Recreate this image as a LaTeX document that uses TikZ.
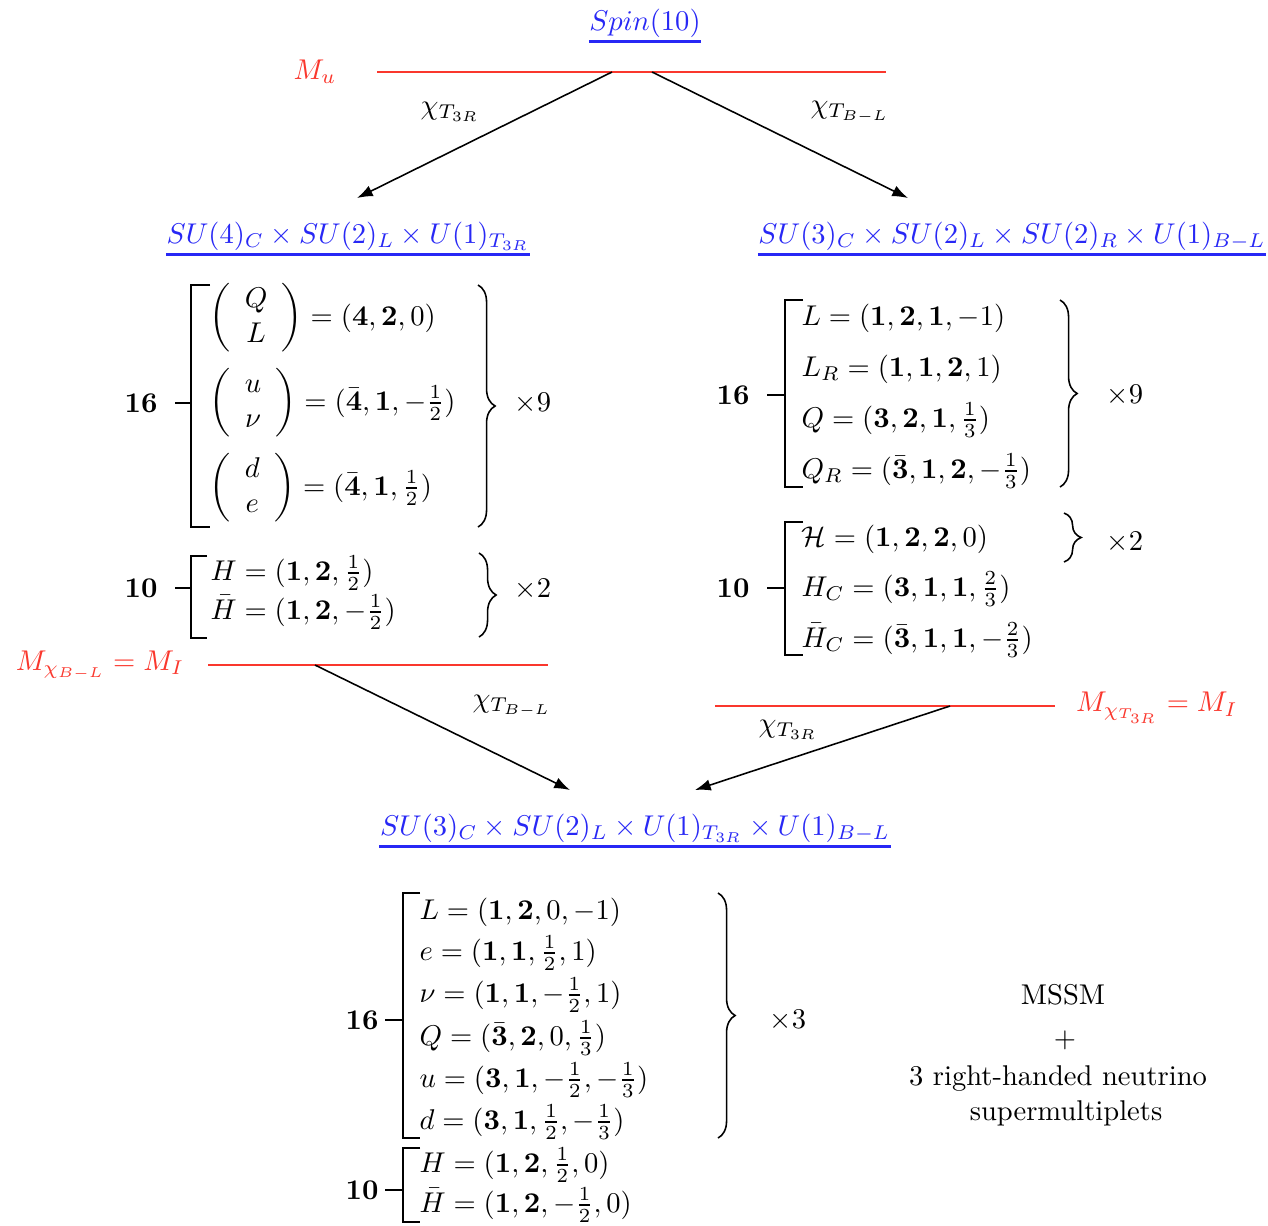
\documentclass[tikz,border=0pt]{standalone}
\usetikzlibrary{arrows.meta,decorations.pathreplacing}
\definecolor{grpblue}{RGB}{40,40,245}
\definecolor{scalered}{RGB}{250,55,45}
\begin{document}
\begin{tikzpicture}[x=0.35pt,y=-0.35pt,
  grp/.style={text=grpblue,inner sep=0pt,anchor=base},
  uline/.style={draw=grpblue,line width=0.75pt},
  scale line/.style={draw=scalered,line width=0.7pt},
  scalelab/.style={text=scalered,inner sep=0pt},
  row/.style={anchor=west,inner sep=0pt},
  lab/.style={inner sep=0pt},
  brk/.style={draw=black,line width=0.55pt},
  brc/.style={draw=black,line width=0.55pt,decorate,decoration={brace,amplitude=6pt,aspect=0.5}},
  flow/.style={draw=black,line width=0.55pt,-{Latex[length=5.5pt,width=4pt]}},
  brlab/.style={inner sep=0pt}]
\useasboundingbox (0,0) rectangle (1268,1225);

% ---- top
\node[grp] (spin) at (645,30) {$Spin(10)$};
\draw[uline] ([yshift=-4pt]spin.base west) -- ([yshift=-4pt]spin.base east);
\node[scalelab] (mu) at (315,72) {$M_u$};
\coordinate (muL) at (377,72);
\coordinate (muR) at (886,72);
\draw[scale line] (muL) -- (muR);
\coordinate (s1) at (612,72);
\coordinate (s2) at (652,72);
\coordinate (g1top) at (357,198);
\coordinate (g2top) at (908,198);
\draw[flow] (s1) -- (g1top);
\draw[flow] (s2) -- (g2top);
\node[lab] (chi1) at (450,112) {$\chi_{T_{3R}}$};
\node[lab] (chi2) at (850,112) {$\chi_{T_{B-L}}$};

% ---- left group
\node[grp] (g1) at (348,243) {$SU(4)_C\times SU(2)_L\times U(1)_{T_{3R}}$};
\draw[uline] ([yshift=-4pt]g1.base west) -- ([yshift=-4pt]g1.base east);
% left 16
\node[brlab] (l16) at (141,403) {$\mathbf{16}$};
\draw[brk] (175,403) -- (191,403);
\draw[brk] (210,285) -- (191,285) -- (191,527) -- (210,527);
\node[row] (l16a) at (209,318) {$\left(\begin{array}{c} Q\\ L\end{array}\right) = (\mathbf{4},\mathbf{2},0)$};
\node[row] (l16b) at (209,403) {$\left(\begin{array}{c} u\\ \nu\end{array}\right) = (\bar{\mathbf{4}},\mathbf{1},-\frac{1}{2})$};
\node[row] (l16c) at (209,488) {$\left(\begin{array}{c} d\\ e\end{array}\right) = (\bar{\mathbf{4}},\mathbf{1},\frac{1}{2})$};
\draw[brc] (478,285) -- (478,527);
\node[brlab] (l16x) at (533,403) {$\times 9$};
% left 10
\node[brlab] (l10) at (141,588) {$\mathbf{10}$};
\draw[brk] (175,588) -- (191,588);
\draw[brk] (207,556) -- (191,556) -- (191,638) -- (207,638);
\node[row] (l10a) at (210,573) {$H = (\mathbf{1},\mathbf{2},\frac{1}{2})$};
\node[row] (l10b) at (210,612) {$\bar{H} = (\mathbf{1},\mathbf{2},-\frac{1}{2})$};
\draw[brc] (479,553) -- (479,637);
\node[brlab] (l10x) at (533,589) {$\times 2$};
% left scale
\node[scalelab] (mbl) at (100,665) {$M_{\chi_{B-L}} = M_I$};
\coordinate (mblL) at (208,665);
\coordinate (mblR) at (548,665);
\draw[scale line] (mblL) -- (mblR);
\coordinate (s3) at (315,665);
\coordinate (g3a) at (570,790);
\draw[flow] (s3) -- (g3a);
\node[lab] (chi3) at (512,706) {$\chi_{T_{B-L}}$};

% ---- right group
\node[grp] (g2) at (1012,243) {$SU(3)_C\times SU(2)_L\times SU(2)_R\times U(1)_{B-L}$};
\draw[uline] ([yshift=-4pt]g2.base west) -- ([yshift=-4pt]g2.base east);
% right 16
\node[brlab] (r16) at (733,395) {$\mathbf{16}$};
\draw[brk] (767,395) -- (785,395);
\draw[brk] (803,300) -- (785,300) -- (785,487) -- (803,487);
\node[row] (r16a) at (801,318) {$L = (\mathbf{1},\mathbf{2},\mathbf{1},-1)$};
\node[row] (r16b) at (801,369) {$L_R = (\mathbf{1},\mathbf{1},\mathbf{2},1)$};
\node[row] (r16c) at (801,420) {$Q = (\mathbf{3},\mathbf{2},\mathbf{1},\frac{1}{3})$};
\node[row] (r16d) at (801,471) {$Q_R = (\bar{\mathbf{3}},\mathbf{1},\mathbf{2},-\frac{1}{3})$};
\draw[brc] (1060,300) -- (1060,487);
\node[brlab] (r16x) at (1125,395) {$\times 9$};
% right 10
\node[brlab] (r10) at (733,588) {$\mathbf{10}$};
\draw[brk] (767,588) -- (785,588);
\draw[brk] (803,522) -- (785,522) -- (785,655) -- (803,655);
\node[row] (r10a) at (801,539) {$\mathcal{H} = (\mathbf{1},\mathbf{2},\mathbf{2},0)$};
\node[row] (r10b) at (801,589) {$H_C = (\mathbf{3},\mathbf{1},\mathbf{1},\frac{2}{3})$};
\node[row] (r10c) at (801,640) {$\bar{H}_C = (\bar{\mathbf{3}},\mathbf{1},\mathbf{1},-\frac{2}{3})$};
\draw[brc] (1064,513) -- (1064,562);
\node[brlab] (r10x) at (1125,542) {$\times 2$};
% right scale
\node[scalelab] (mt3) at (1157,708) {$M_{\chi_{T_{3R}}} = M_I$};
\coordinate (mt3L) at (715,706);
\coordinate (mt3R) at (1055,706);
\draw[scale line] (mt3L) -- (mt3R);
\coordinate (s4) at (950,706);
\coordinate (g3b) at (695,790);
\draw[flow] (s4) -- (g3b);
\node[lab] (chi4) at (788,730) {$\chi_{T_{3R}}$};

% ---- bottom group
\node[grp] (g3) at (635,835) {$SU(3)_C\times SU(2)_L\times U(1)_{T_{3R}}\times U(1)_{B-L}$};
\draw[uline] ([yshift=-4pt]g3.base west) -- ([yshift=-4pt]g3.base east);
% bottom 16
\node[brlab] (b16) at (362,1020) {$\mathbf{16}$};
\draw[brk] (385,1020) -- (403,1020);
\draw[brk] (420,893) -- (403,893) -- (403,1138) -- (420,1138);
\node[row] (b16a) at (419,912) {$L = (\mathbf{1},\mathbf{2},0,-1)$};
\node[row] (b16b) at (419,953) {$e = (\mathbf{1},\mathbf{1},\frac{1}{2},1)$};
\node[row] (b16c) at (419,995) {$\nu = (\mathbf{1},\mathbf{1},-\frac{1}{2},1)$};
\node[row] (b16d) at (419,1038) {$Q = (\bar{\mathbf{3}},\mathbf{2},0,\frac{1}{3})$};
\node[row] (b16e) at (419,1080) {$u = (\mathbf{3},\mathbf{1},-\frac{1}{2},-\frac{1}{3})$};
\node[row] (b16f) at (419,1122) {$d = (\mathbf{3},\mathbf{1},\frac{1}{2},-\frac{1}{3})$};
\draw[brc] (718,893) -- (718,1138);
\node[brlab] (b16x) at (788,1020) {$\times 3$};
% bottom 10
\node[brlab] (b10) at (362,1190) {$\mathbf{10}$};
\draw[brk] (385,1190) -- (403,1190);
\draw[brk] (420,1148) -- (403,1148) -- (403,1222) -- (420,1222);
\node[row] (b10a) at (419,1165) {$H = (\mathbf{1},\mathbf{2},\frac{1}{2},0)$};
\node[row] (b10b) at (419,1205) {$\bar{H} = (\mathbf{1},\mathbf{2},-\frac{1}{2},0)$};
% MSSM
\node[lab] (mssm) at (1063,995) {MSSM};
\node[lab] (plus) at (1065,1040) {$+$};
\node[lab] (nu3) at (1058,1079) {3 right-handed neutrino};
\node[lab] (smp) at (1066,1113) {supermultiplets};
\end{tikzpicture}
\end{document}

--------------------

Written problem: Skip the pictures and restate exactly the lines from the beginning of the listing to the line with "(chi2) at (850,112)", that line included.

Task response:
Recreate this image as a LaTeX document that uses TikZ.
\documentclass[tikz,border=0pt]{standalone}
\usetikzlibrary{arrows.meta,decorations.pathreplacing}
\definecolor{grpblue}{RGB}{40,40,245}
\definecolor{scalered}{RGB}{250,55,45}
\begin{document}
\begin{tikzpicture}[x=0.35pt,y=-0.35pt,
  grp/.style={text=grpblue,inner sep=0pt,anchor=base},
  uline/.style={draw=grpblue,line width=0.75pt},
  scale line/.style={draw=scalered,line width=0.7pt},
  scalelab/.style={text=scalered,inner sep=0pt},
  row/.style={anchor=west,inner sep=0pt},
  lab/.style={inner sep=0pt},
  brk/.style={draw=black,line width=0.55pt},
  brc/.style={draw=black,line width=0.55pt,decorate,decoration={brace,amplitude=6pt,aspect=0.5}},
  flow/.style={draw=black,line width=0.55pt,-{Latex[length=5.5pt,width=4pt]}},
  brlab/.style={inner sep=0pt}]
\useasboundingbox (0,0) rectangle (1268,1225);

% ---- top
\node[grp] (spin) at (645,30) {$Spin(10)$};
\draw[uline] ([yshift=-4pt]spin.base west) -- ([yshift=-4pt]spin.base east);
\node[scalelab] (mu) at (315,72) {$M_u$};
\coordinate (muL) at (377,72);
\coordinate (muR) at (886,72);
\draw[scale line] (muL) -- (muR);
\coordinate (s1) at (612,72);
\coordinate (s2) at (652,72);
\coordinate (g1top) at (357,198);
\coordinate (g2top) at (908,198);
\draw[flow] (s1) -- (g1top);
\draw[flow] (s2) -- (g2top);
\node[lab] (chi1) at (450,112) {$\chi_{T_{3R}}$};
\node[lab] (chi2) at (850,112) {$\chi_{T_{B-L}}$};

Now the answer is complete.